英国のマーク3形客車、1970-80年代の客車だが、
内装は常に更新されて、古臭さを感じさせない。(2019年撮影)
(ただし内装はどうだろうが、車内にゴミ箱がいくつ付いているだろうが、
車内にはゴミが散らばっていた印象だった…海外ならでは…)

新車揃いは「つまらない」?


 僕もN700系新幹線を初めて見たときは、なんだこの気持ち悪い新幹線だと思っていた。そして数々の歴代の名新幹線がN700系によって追い出され、東海車と西日本車も、2013年にマイナーチェンジされたアドバンスも内装が統一され、N700系の好奇心はまったくなかった。ただ、年に数回新幹線を利用するようになると、N700系の乗り心地は先代の車両に比べて大きく上がったことは否めなかった。

 冒頭に話したように、地味な鉄道はどの電車も同じ顔をしているが、全て新型車両に統一される場合もそれに該当するはず。特に最近の鉄道好きな人々は古い車両を好む傾向が多く、古くから走った車両が退役すると大きく盛り上がっている。特に首都圏の鉄道は皆が予想している時期より車両が引退していくことが多く、その要因で新車が嫌い、つまらないと思っている鉄道好きな人が一定数いる。

 しかし、最近私はそれに動揺もしなった。なぜなら、私は機械の寿命の研究者になってしまったからだ。皆がよく勝手に想像する「電車の寿命は40年」などはあくまで目安である。なんだがこの電車は2-30年足らずで廃車になっちゃって可哀想に思うかもしれないが、それはその電車の寿命は設計当初から寿命が決まっている、または予想以上に過酷に走っていて、劣化が早くなっていることもある。そう、機械は作っている時点で目安の寿命が決まっていて、その寿命も年数ではなく、実際に走っている回数・キロ数によるものだ。そしてその寿命を左右させる要素もたくさんあって、

 また、物理的な要素だけでなく、経済的な要素も時々かかわっていて、例えば小田急1000系のリニューアル計画がある事情で新造車両の増備に切り替わり、小田急1000系の廃車ペースが急増した事例もあげられる。

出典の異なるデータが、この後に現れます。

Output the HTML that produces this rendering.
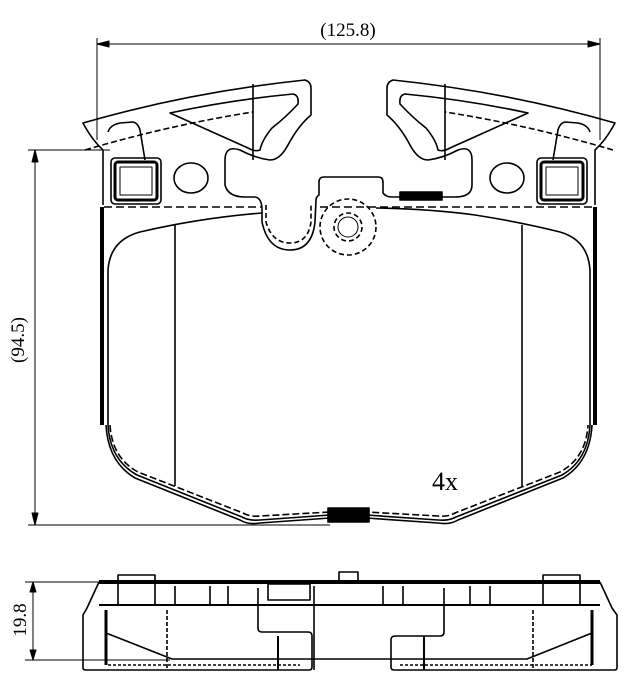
<!DOCTYPE html>
<html><head><meta charset="utf-8"><style>
html,body{margin:0;padding:0;background:#fff;}
svg{display:block;}
text{font-family:"Liberation Serif",serif;fill:#000;}
</style></head><body>
<svg width="628" height="693" viewBox="0 0 628 693" xmlns="http://www.w3.org/2000/svg" fill="none" stroke="#000" stroke-width="1.6" stroke-linejoin="round">
<!-- dimensions -->
<g stroke-width="1">
<line x1="97" y1="38" x2="97" y2="140"/>
<line x1="600" y1="38" x2="600" y2="140"/>
<line x1="97" y1="44" x2="600" y2="44"/>
<path d="M97,44 l12,-3 v6 z M600,44 l-12,-3 v6 z" fill="#000"/>
<line x1="28" y1="150" x2="110" y2="150"/>
<line x1="28" y1="525" x2="330" y2="525"/>
<line x1="35" y1="150" x2="35" y2="525"/>
<path d="M35,150 l-3,12 h6 z M35,525 l-3,-12 h6 z" fill="#000"/>
<line x1="25" y1="582" x2="100" y2="582"/>
<line x1="25" y1="660" x2="170" y2="660"/>
<line x1="33" y1="582" x2="33" y2="660"/>
<path d="M33,582 l-3,10 h6 z M33,660 l-3,-10 h6 z" fill="#000"/>
</g>
<text x="348" y="36" font-size="19" text-anchor="middle" stroke="none">(125.8)</text>
<text x="0" y="0" font-size="19" text-anchor="middle" stroke="none" transform="translate(24,340) rotate(-90)">(94.5)</text>
<text x="0" y="0" font-size="19" text-anchor="middle" stroke="none" transform="translate(26,620) rotate(-90)">19.8</text>
<text x="432" y="490" font-size="26" stroke="none">4x</text>

<!-- backplate top contour -->
<path d="M103,205 L103,150 Q92,140 83,123 Q190,92 305,80 Q311,82 311,88 L311,115 Q298,126 288,145 Q280,160 270,160 Q255,158 240,150 Q225,145 225,160 L225,185 Q228,197 245,197 L255,197 Q262,198 262,210 L262,222 Q268,250 290,250 Q312,250 315,222 L316,200 Q316,197 319,195 L319,182 Q319,177 324,177 L378,177 Q383,177 383,182 L383,193 Q386,197 392,197 L400,197 L442,197 L455,197 Q472,197 472,185 L472,160 Q472,145 458,150 Q443,158 428,160 Q418,160 410,145 Q400,126 387,115 L387,88 Q387,82 393,80 Q508,92 615,123 Q606,140 595,150 L595,205"/>
<path d="M266,205 L266,222 Q272,243 290,243 Q308,243 311,222 L311,205" stroke-dasharray="5,3"/>
<rect x="400" y="192" width="42" height="8" fill="#000"/>
<!-- ears shim -->
<path d="M170,113 Q230,100 293,94 Q299,95 298,104 Q285,118 272,128 Q262,140 260,150 Q255,152 248,148 Z"/>
<path d="M528,113 Q468,100 405,94 Q399,95 400,104 Q413,118 426,128 Q436,140 438,150 Q443,152 450,148 Z"/>
<line x1="253" y1="84" x2="253" y2="160"/>
<line x1="445" y1="84" x2="445" y2="160"/>
<path d="M85,150 Q170,125 253,112" stroke-dasharray="6,3"/>
<path d="M613,150 Q528,125 445,112" stroke-dasharray="6,3"/>
<path d="M108,132 Q110,125 120,123 L133,122 Q138,123 140,130 L145,160"/>
<path d="M590,132 Q588,125 578,123 L565,122 Q560,123 558,130 L553,160"/>
<!-- squares -->
<rect x="111" y="158" width="50" height="46" rx="4"/>
<rect x="115" y="162" width="42" height="38" rx="3" stroke-width="3"/>
<rect x="120" y="167" width="32" height="28" stroke-width="1"/>
<rect x="537" y="158" width="50" height="46" rx="4"/>
<rect x="541" y="162" width="42" height="38" rx="3" stroke-width="3"/>
<rect x="546" y="167" width="32" height="28" stroke-width="1"/>
<ellipse cx="191" cy="178" rx="17" ry="15"/>
<ellipse cx="507" cy="178" rx="17" ry="15"/>
<circle cx="348" cy="227" r="28" stroke-dasharray="5,3"/>
<circle cx="348" cy="227" r="14" stroke-dasharray="5,3"/>
<circle cx="348" cy="227" r="10" stroke-width="1"/>
<!-- main body -->
<line x1="104" y1="207" x2="262" y2="207" stroke-dasharray="8,4"/>
<line x1="320" y1="207" x2="595" y2="207" stroke-dasharray="8,4"/>
<path d="M102,207 L102,425" stroke-width="4"/>
<path d="M595,207 L595,425" stroke-width="4"/>
<path d="M106,425 Q108,462 135,478 L240,520 Q248,525 260,523 L330,518 L366,518 L438,523 Q450,525 458,520 L563,478 Q590,462 592,425"/>
<path d="M110,425 Q112,458 138,472 L243,513 Q250,517 260,516 L330,512 L366,512 L438,516 Q448,517 455,513 L560,472 Q586,458 588,425" stroke-dasharray="7,3"/>
<path d="M108,425 Q110,460 137,475 L242,517 Q249,521 260,520 L330,515 L366,515 L438,520 Q449,521 456,517 L562,475 Q588,460 590,425 L590,270 Q588,240 560,232 Q520,222 475,215 Q430,209 376,208"/>
<path d="M108,425 L108,270 Q110,240 140,232 Q200,218 262,213"/>
<rect x="328" y="508" width="41" height="14" fill="#000"/>
<line x1="175" y1="225" x2="175" y2="486"/>
<line x1="522" y1="225" x2="522" y2="486"/>

<!-- side view -->
<path d="M99,582 L600,582" stroke-width="4"/>
<path d="M99,582 L87,608 L83,615 L83,668 Q83,670 86,670 L309,670 Q312,670 312,667 L312,636 Q312,632 308,632 L262,632 Q258,632 258,628 L258,588"/>
<path d="M600,582 L612,608 L617,615 L617,668 Q617,670 614,670 L394,670 Q391,670 391,667 L391,640 Q391,636 395,636 L440,636 Q444,636 444,632 L444,588"/>
<line x1="99" y1="605" x2="600" y2="605" stroke-width="2"/>
<rect x="118" y="575" width="37" height="30"/>
<rect x="543" y="575" width="37" height="30"/>
<rect x="339" y="572" width="19" height="10"/>
<rect x="268" y="584" width="42" height="16"/>
<line x1="106" y1="610" x2="106" y2="665" stroke-width="3"/>
<line x1="592" y1="610" x2="592" y2="665" stroke-width="3"/>
<line x1="167" y1="610" x2="167" y2="670" stroke-dasharray="4,2"/>
<line x1="533" y1="610" x2="533" y2="670" stroke-dasharray="4,2"/>
<path d="M106,633 L172,659 L527,659 L592,633"/>
<line x1="108" y1="665" x2="300" y2="665" stroke-dasharray="3,2"/>
<line x1="400" y1="665" x2="592" y2="665" stroke-dasharray="3,2"/>
<line x1="278" y1="636" x2="278" y2="670" stroke-width="2"/>
<line x1="424" y1="636" x2="424" y2="670" stroke-width="2"/>
<line x1="314" y1="586" x2="314" y2="670"/>
<line x1="175" y1="586" x2="175" y2="605"/>
<line x1="210" y1="586" x2="210" y2="605"/>
<line x1="228" y1="586" x2="228" y2="605"/>
<line x1="383" y1="586" x2="383" y2="605"/>
<line x1="403" y1="586" x2="403" y2="605"/>
<line x1="470" y1="586" x2="470" y2="605"/>
<line x1="490" y1="586" x2="490" y2="605"/>
</svg>
</body></html>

 これらの話は、色々な機械の事情、経済の事情が分からないと、我々鉄道好きは完全に運営側を批判することはできない。あくまで自分の想像とわがままを走らせるだけであった。だから、こんな車両やあんな車両が引退しようが、それはちょうど良い年月が経っていると考えれば別に何も驚くことはない。人によって思い入れの強い車両だから、ちょっと寂しく感じることはあるが、永遠なるものなんて存在しない。むしろ古い車両を使い続けようとする鉄道会社こそ、問題があると考えるべきだ。


結局、何が言いたいかというと

_ 「つまらない」「地味」になったのは必ず何らかの理由が存在する。鉄道好きな我々は多彩さを求めがちだが、機械の事情と経済の事情を総合的に考えると、多彩さにも限度があるだろう。

_ 新車がつまらないと思いがちな我々だが、ぶっちゃけ国鉄からのルーツではないか。そして鉄道に限らず、現代の車やスマートフォンもみんな似た形をしている。それも同じことではないか。

_ 我々鉄道好きな人間は勝手に鉄道に対して期待しすぎて、期待外れのものを「つまらない」と見なしてしまっただけではないか。我々の存在はあくまで利用者のほんの一部に過ぎず、鉄道会社はすべての鉄道好きな人間の欲望なんて応えることができないのは当たり前である。